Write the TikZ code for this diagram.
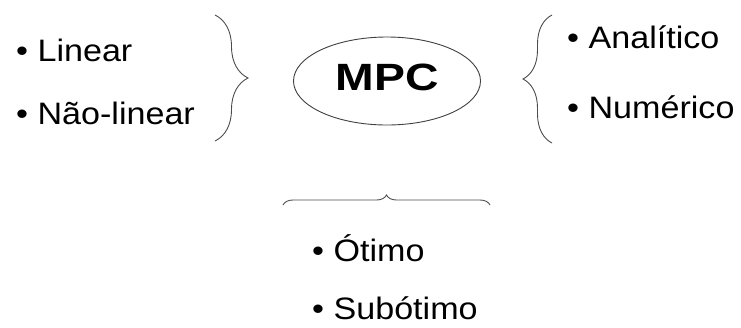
\documentclass[tikz,border=0pt]{standalone}
\usepackage{fontspec}
\setmainfont{Liberation Sans}
\newfontfamily\itemfont[FakeStretch=1.1]{Liberation Sans}
\newfontfamily\hubfont[FakeStretch=1.22]{Liberation Sans}
\usetikzlibrary{shapes.geometric,decorations.pathreplacing}

\tikzstyle{entry}=[anchor=base west, inner sep=0pt, font={\itemfont\fontsize{31}{31}\selectfont}]
\tikzstyle{hub}=[draw=black!75, ellipse, line width=0.9pt, minimum width=187pt, minimum height=88pt, text depth=8pt, font={\hubfont\bfseries\fontsize{38}{38}\selectfont}]
\tikzstyle{bracket}=[draw=black!70, line width=0.9pt, decorate]

\begin{document}
\begin{tikzpicture}[x=1pt,y=-1pt]
    \useasboundingbox (0,0) rectangle (741,327);
    \node [hub] (mpc) at (387,81) {MPC};
    % model
    \node [entry] (lin) at (16,61) {• Linear};
    \node [entry] (nlin) at (16,124) {• Não-linear};
    % solution
    \node [entry] (anal) at (567,48) {• Analítico};
    \node [entry] (num) at (567,118) {• Numérico};
    % optimality
    \node [entry] (otim) at (312,261) {• Ótimo};
    \node [entry] (sub) at (312,319) {• Subótimo};
    % braces
    \draw [bracket, decoration={brace,amplitude=33pt}] (215,15) -- (215,141);
    \draw [bracket, decoration={brace,amplitude=29pt}] (552,143) -- (552,15);
    \draw [bracket, decoration={brace,amplitude=10pt}] (283,205) -- (490,205);
\end{tikzpicture}
\end{document}
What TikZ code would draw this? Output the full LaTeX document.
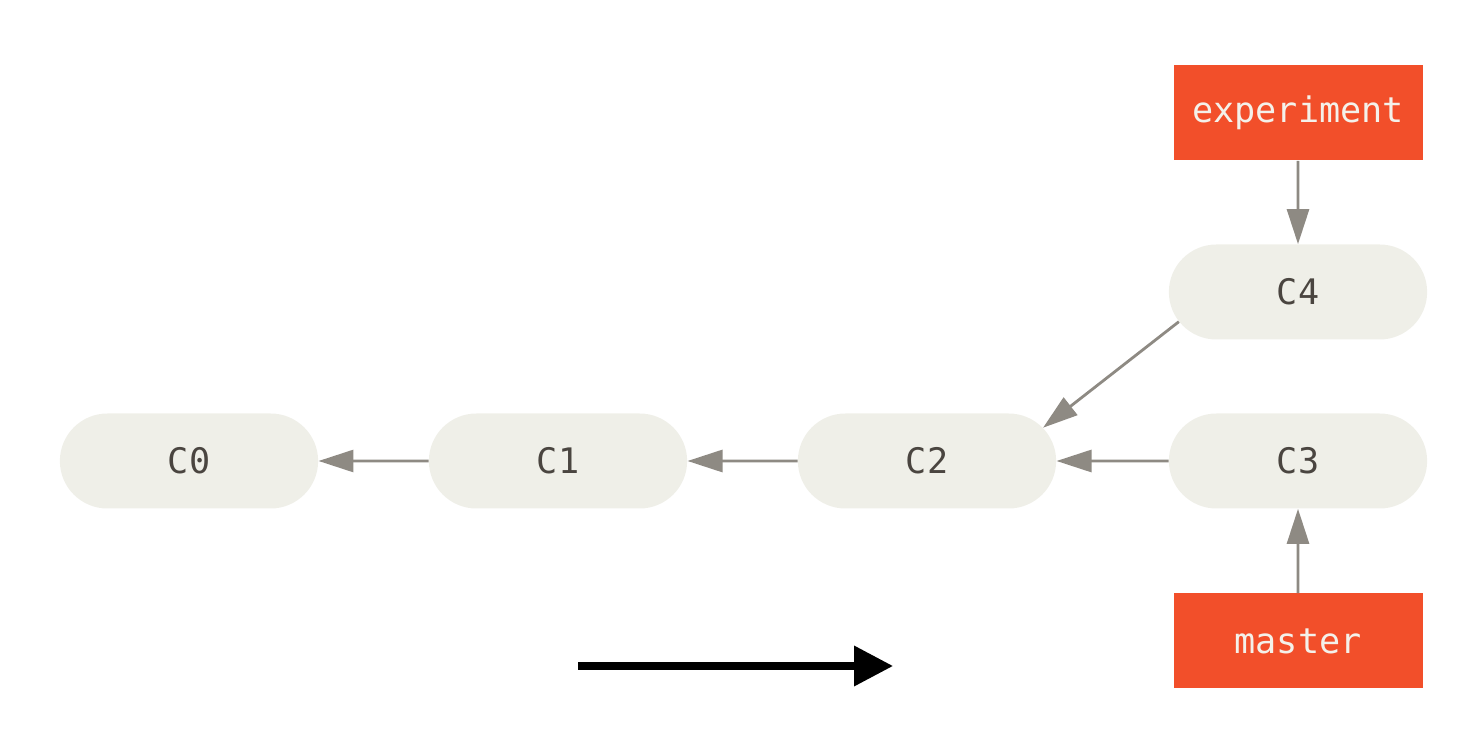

────────────────

**Objective:**
Return, from the data, each line that has the word "code" in it.

**Final result:**
Write the TikZ code for this diagram.
What TikZ code would draw this? Output the full LaTeX document.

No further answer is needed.